* **PROVIDED MATERIAL**:
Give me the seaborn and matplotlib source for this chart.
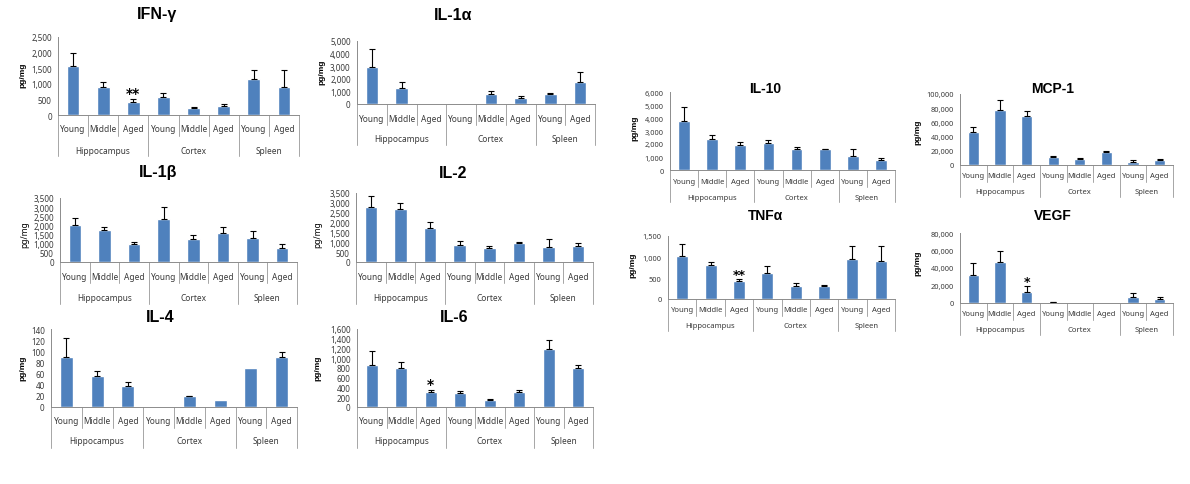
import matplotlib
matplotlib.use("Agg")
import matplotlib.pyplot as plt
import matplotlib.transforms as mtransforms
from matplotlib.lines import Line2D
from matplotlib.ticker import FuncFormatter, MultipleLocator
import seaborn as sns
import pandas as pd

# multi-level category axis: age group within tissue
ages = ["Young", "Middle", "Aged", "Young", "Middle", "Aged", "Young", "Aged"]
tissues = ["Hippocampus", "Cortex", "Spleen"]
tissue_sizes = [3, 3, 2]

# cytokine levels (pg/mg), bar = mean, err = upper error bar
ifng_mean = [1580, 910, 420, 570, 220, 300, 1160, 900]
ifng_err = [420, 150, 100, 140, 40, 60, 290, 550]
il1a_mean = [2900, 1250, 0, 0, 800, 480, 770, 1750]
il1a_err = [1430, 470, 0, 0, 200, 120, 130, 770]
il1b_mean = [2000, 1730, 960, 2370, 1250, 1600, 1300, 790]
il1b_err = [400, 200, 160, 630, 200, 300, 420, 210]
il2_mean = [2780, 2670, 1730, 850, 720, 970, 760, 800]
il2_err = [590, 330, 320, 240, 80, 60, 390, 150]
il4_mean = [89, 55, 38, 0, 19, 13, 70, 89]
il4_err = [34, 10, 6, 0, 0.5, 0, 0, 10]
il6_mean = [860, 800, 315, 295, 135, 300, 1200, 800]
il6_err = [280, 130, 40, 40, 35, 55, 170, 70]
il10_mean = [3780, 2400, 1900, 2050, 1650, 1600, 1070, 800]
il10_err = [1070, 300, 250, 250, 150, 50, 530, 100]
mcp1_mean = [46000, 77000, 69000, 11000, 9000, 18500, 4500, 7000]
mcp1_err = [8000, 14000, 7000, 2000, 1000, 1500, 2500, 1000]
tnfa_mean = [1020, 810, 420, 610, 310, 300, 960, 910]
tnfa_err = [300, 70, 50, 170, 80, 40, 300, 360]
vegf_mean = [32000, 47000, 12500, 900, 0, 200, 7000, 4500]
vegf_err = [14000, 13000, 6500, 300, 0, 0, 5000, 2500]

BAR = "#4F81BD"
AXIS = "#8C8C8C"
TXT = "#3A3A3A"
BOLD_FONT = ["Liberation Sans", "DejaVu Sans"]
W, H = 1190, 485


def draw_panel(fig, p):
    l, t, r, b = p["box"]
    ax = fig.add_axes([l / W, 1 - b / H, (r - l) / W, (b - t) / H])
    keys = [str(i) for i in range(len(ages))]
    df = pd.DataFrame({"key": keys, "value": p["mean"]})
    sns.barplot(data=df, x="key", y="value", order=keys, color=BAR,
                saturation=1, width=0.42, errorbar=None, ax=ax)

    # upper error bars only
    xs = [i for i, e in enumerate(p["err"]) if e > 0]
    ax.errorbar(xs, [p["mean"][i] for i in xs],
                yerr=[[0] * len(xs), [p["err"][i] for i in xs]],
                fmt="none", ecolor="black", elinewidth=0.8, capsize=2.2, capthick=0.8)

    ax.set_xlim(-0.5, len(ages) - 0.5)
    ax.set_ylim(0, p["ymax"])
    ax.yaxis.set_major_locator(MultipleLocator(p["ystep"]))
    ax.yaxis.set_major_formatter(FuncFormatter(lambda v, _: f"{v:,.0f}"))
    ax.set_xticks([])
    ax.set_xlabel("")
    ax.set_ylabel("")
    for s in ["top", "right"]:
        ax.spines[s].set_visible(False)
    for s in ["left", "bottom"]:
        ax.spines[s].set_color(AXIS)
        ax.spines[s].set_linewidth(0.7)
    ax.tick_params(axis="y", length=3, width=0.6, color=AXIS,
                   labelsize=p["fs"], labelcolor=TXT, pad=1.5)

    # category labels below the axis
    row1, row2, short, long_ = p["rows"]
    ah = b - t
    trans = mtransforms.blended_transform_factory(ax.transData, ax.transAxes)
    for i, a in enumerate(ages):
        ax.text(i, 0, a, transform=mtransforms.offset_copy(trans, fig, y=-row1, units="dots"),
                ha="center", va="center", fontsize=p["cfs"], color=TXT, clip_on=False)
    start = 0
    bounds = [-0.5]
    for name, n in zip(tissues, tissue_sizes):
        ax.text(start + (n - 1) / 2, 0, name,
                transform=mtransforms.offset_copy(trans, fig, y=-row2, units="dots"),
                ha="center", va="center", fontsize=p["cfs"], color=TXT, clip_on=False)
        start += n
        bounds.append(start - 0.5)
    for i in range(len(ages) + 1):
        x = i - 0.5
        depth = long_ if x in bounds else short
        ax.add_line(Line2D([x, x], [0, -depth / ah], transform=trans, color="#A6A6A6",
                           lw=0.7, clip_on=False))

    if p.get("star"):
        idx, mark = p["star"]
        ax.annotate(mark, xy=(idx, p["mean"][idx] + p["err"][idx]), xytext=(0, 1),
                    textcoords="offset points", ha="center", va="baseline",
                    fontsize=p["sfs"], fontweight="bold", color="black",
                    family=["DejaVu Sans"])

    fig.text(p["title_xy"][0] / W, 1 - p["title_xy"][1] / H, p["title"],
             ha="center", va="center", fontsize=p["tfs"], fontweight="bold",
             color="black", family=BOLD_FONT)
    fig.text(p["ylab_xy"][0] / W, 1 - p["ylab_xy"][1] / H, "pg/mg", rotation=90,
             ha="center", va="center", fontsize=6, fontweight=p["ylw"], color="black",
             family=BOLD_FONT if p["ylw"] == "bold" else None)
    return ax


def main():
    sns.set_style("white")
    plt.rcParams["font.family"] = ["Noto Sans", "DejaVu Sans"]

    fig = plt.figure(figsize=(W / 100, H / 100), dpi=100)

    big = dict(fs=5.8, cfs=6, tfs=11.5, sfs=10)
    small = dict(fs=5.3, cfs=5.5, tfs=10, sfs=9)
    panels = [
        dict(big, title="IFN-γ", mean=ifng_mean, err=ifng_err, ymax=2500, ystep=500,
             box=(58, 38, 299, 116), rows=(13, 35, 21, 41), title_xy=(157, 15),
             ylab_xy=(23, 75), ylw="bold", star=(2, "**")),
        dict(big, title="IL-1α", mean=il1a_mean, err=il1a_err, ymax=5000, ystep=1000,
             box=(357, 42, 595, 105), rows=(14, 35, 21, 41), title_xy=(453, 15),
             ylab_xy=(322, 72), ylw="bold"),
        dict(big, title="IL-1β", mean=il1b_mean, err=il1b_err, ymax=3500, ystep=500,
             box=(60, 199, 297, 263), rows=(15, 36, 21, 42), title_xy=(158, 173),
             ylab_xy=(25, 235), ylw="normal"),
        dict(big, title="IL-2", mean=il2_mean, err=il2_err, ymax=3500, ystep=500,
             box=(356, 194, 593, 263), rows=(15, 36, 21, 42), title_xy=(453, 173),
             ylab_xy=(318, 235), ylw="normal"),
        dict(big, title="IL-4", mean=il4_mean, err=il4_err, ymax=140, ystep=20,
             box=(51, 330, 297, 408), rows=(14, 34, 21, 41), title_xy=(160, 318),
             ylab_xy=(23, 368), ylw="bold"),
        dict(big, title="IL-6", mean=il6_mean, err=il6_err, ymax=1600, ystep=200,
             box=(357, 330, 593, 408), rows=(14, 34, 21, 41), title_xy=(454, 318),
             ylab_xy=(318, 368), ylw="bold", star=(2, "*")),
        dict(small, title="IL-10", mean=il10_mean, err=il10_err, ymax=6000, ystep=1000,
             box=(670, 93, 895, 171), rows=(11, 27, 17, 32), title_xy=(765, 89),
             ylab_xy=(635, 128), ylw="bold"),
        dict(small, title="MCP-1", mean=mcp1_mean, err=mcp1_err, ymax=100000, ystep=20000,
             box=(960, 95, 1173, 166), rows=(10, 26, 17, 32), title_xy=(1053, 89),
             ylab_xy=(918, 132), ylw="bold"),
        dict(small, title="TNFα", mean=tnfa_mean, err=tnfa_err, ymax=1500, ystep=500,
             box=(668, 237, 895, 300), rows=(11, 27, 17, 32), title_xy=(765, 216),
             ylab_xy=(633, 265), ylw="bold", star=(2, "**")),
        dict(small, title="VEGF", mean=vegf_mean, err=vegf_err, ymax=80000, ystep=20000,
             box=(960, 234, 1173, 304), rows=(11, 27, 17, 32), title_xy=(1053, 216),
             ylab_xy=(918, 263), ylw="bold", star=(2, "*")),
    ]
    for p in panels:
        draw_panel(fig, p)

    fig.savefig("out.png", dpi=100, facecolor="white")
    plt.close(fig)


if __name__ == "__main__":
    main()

* **SHORT PROBLEM**:
Give again exactly the lines running from the beginning of the material above through the line that contains "tissue_sizes = [3, 3, 2]", and leave out every picture.

* **RESULT BELOW**:
Give me the seaborn and matplotlib source for this chart.
import matplotlib
matplotlib.use("Agg")
import matplotlib.pyplot as plt
import matplotlib.transforms as mtransforms
from matplotlib.lines import Line2D
from matplotlib.ticker import FuncFormatter, MultipleLocator
import seaborn as sns
import pandas as pd

# multi-level category axis: age group within tissue
ages = ["Young", "Middle", "Aged", "Young", "Middle", "Aged", "Young", "Aged"]
tissues = ["Hippocampus", "Cortex", "Spleen"]
tissue_sizes = [3, 3, 2]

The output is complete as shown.